→ Task instructions: Take the lines from the beginning of the material through the line containing "n_slots = len(countries) * group - 1" and retype them exactly, leaving the pictures out.

>> START

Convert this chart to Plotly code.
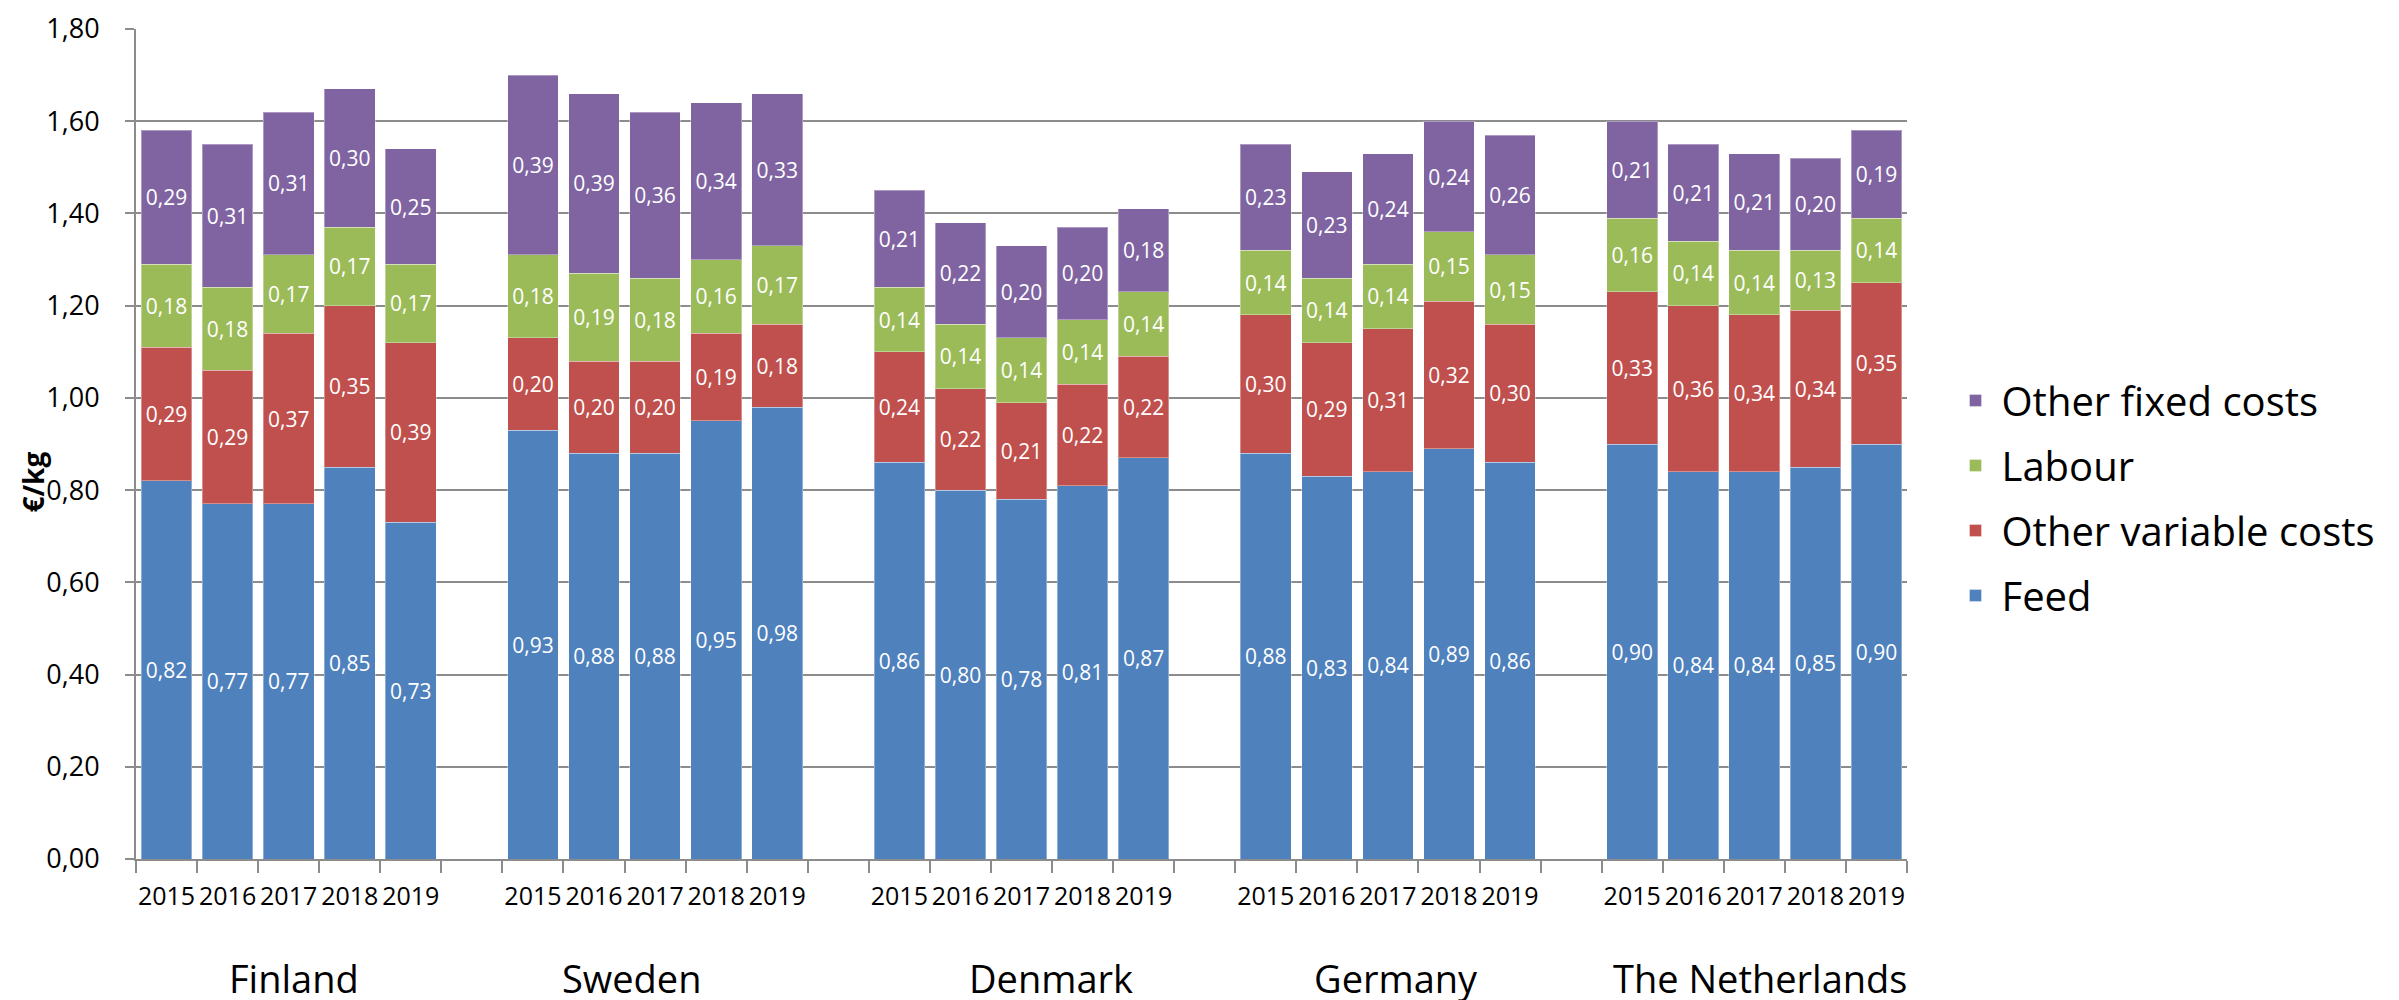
import plotly.graph_objects as go

countries = ["Finland", "Sweden", "Denmark", "Germany", "The Netherlands"]
years = ["2015", "2016", "2017", "2018", "2019"]

feed = [0.82, 0.77, 0.77, 0.85, 0.73,
        0.93, 0.88, 0.88, 0.95, 0.98,
        0.86, 0.80, 0.78, 0.81, 0.87,
        0.88, 0.83, 0.84, 0.89, 0.86,
        0.90, 0.84, 0.84, 0.85, 0.90]
other_variable = [0.29, 0.29, 0.37, 0.35, 0.39,
                  0.20, 0.20, 0.20, 0.19, 0.18,
                  0.24, 0.22, 0.21, 0.22, 0.22,
                  0.30, 0.29, 0.31, 0.32, 0.30,
                  0.33, 0.36, 0.34, 0.34, 0.35]
labour = [0.18, 0.18, 0.17, 0.17, 0.17,
          0.18, 0.19, 0.18, 0.16, 0.17,
          0.14, 0.14, 0.14, 0.14, 0.14,
          0.14, 0.14, 0.14, 0.15, 0.15,
          0.16, 0.14, 0.14, 0.13, 0.14]
other_fixed = [0.29, 0.31, 0.31, 0.30, 0.25,
               0.39, 0.39, 0.36, 0.34, 0.33,
               0.21, 0.22, 0.20, 0.20, 0.18,
               0.23, 0.23, 0.24, 0.24, 0.26,
               0.21, 0.21, 0.21, 0.20, 0.19]

series = [
    ("Feed", feed, "#4F81BD"),
    ("Other variable costs", other_variable, "#C0504D"),
    ("Labour", labour, "#9BBB59"),
    ("Other fixed costs", other_fixed, "#8064A2"),
]

# horizontal nudges (px) of the hand-placed country captions
country_shift = [5, -23, 29, 8, 6]

FONT = "Open Sans"
GRID = "#8C8C8C"

# slot positions: 5 years per country, one empty slot between countries
group = len(years) + 1
xpos = [ci * group + yi for ci in range(len(countries)) for yi in range(len(years))]
ticklabels = [y for _ in countries for y in years]
n_slots = len(countries) * group - 1

fig = go.Figure()
for si, (name, vals, col) in enumerate(series):
    fig.add_trace(go.Bar(
        x=xpos, y=vals, name=name,
        marker=dict(color=col, line=dict(color="rgba(255,255,255,0.35)", width=1)),
        text=[f"{v:.2f}".replace(".", ",") for v in vals],
        textposition="inside", insidetextanchor="middle",
        textfont=dict(family=FONT, size=21, color="white"),
        textangle=0, cliponaxis=False,
        legendgroup=name, legendrank=100 - si,
    ))

annotations = []
for ci, c in enumerate(countries):
    annotations.append(dict(
        x=ci * group + (len(years) - 1) / 2, y=-0.1434, xref="x", yref="paper",
        xshift=country_shift[ci],
        text=c, showarrow=False, xanchor="center", yanchor="middle",
        font=dict(family=FONT, size=38, color="black")))
annotations.append(dict(
    x=-0.058, y=0.454, xref="paper", yref="paper", text="<b>€/kg</b>",
    textangle=-90, showarrow=False, xanchor="center", yanchor="middle",
    font=dict(family=FONT, size=28, color="black")))

fig.update_layout(
    width=2399, height=1000,
    margin=dict(l=128, r=500, t=21, b=149, autoexpand=False),
    paper_bgcolor="white", plot_bgcolor="white",
    barmode="stack", bargap=0.17,
    separators=", ",
    font=dict(family=FONT, color="black"),
    showlegend=True,
    legend=dict(
        x=1.024, xanchor="left", y=0.435, yanchor="middle",
        traceorder="grouped", tracegroupgap=10,
        font=dict(family=FONT, size=40, color="black"),
        itemwidth=42,
    ),
    annotations=annotations,
    xaxis=dict(
        range=[-0.5, n_slots - 0.5],
        tickmode="array", tickvals=xpos, ticktext=ticklabels,
        ticks="", showgrid=False, tickangle=0, automargin=False,
        tickfont=dict(family=FONT, size=25, color="black"),
        ticklabelstandoff=14,
        showline=True, linecolor=GRID, linewidth=2,
        minor=dict(tickmode="linear", tick0=-0.5, dtick=1, ticks="outside",
                   ticklen=12, tickwidth=2, tickcolor=GRID, showgrid=False),
        zeroline=False,
    ),
    yaxis=dict(
        range=[0, 1.8], tickmode="linear", tick0=0, dtick=0.2,
        tickformat=".2f", automargin=False,
        tickfont=dict(family=FONT, size=27, color="black"),
        ticks="outside", ticklen=9, tickwidth=2, tickcolor=GRID,
        ticklabelstandoff=20,
        showgrid=True, gridcolor=GRID, gridwidth=2,
        showline=True, linecolor=GRID, linewidth=2,
        zeroline=False,
    ),
)

fig.write_html("out.html")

>> END

→ Task output:
Convert this chart to Plotly code.
import plotly.graph_objects as go

countries = ["Finland", "Sweden", "Denmark", "Germany", "The Netherlands"]
years = ["2015", "2016", "2017", "2018", "2019"]

feed = [0.82, 0.77, 0.77, 0.85, 0.73,
        0.93, 0.88, 0.88, 0.95, 0.98,
        0.86, 0.80, 0.78, 0.81, 0.87,
        0.88, 0.83, 0.84, 0.89, 0.86,
        0.90, 0.84, 0.84, 0.85, 0.90]
other_variable = [0.29, 0.29, 0.37, 0.35, 0.39,
                  0.20, 0.20, 0.20, 0.19, 0.18,
                  0.24, 0.22, 0.21, 0.22, 0.22,
                  0.30, 0.29, 0.31, 0.32, 0.30,
                  0.33, 0.36, 0.34, 0.34, 0.35]
labour = [0.18, 0.18, 0.17, 0.17, 0.17,
          0.18, 0.19, 0.18, 0.16, 0.17,
          0.14, 0.14, 0.14, 0.14, 0.14,
          0.14, 0.14, 0.14, 0.15, 0.15,
          0.16, 0.14, 0.14, 0.13, 0.14]
other_fixed = [0.29, 0.31, 0.31, 0.30, 0.25,
               0.39, 0.39, 0.36, 0.34, 0.33,
               0.21, 0.22, 0.20, 0.20, 0.18,
               0.23, 0.23, 0.24, 0.24, 0.26,
               0.21, 0.21, 0.21, 0.20, 0.19]

series = [
    ("Feed", feed, "#4F81BD"),
    ("Other variable costs", other_variable, "#C0504D"),
    ("Labour", labour, "#9BBB59"),
    ("Other fixed costs", other_fixed, "#8064A2"),
]

# horizontal nudges (px) of the hand-placed country captions
country_shift = [5, -23, 29, 8, 6]

FONT = "Open Sans"
GRID = "#8C8C8C"

# slot positions: 5 years per country, one empty slot between countries
group = len(years) + 1
xpos = [ci * group + yi for ci in range(len(countries)) for yi in range(len(years))]
ticklabels = [y for _ in countries for y in years]
n_slots = len(countries) * group - 1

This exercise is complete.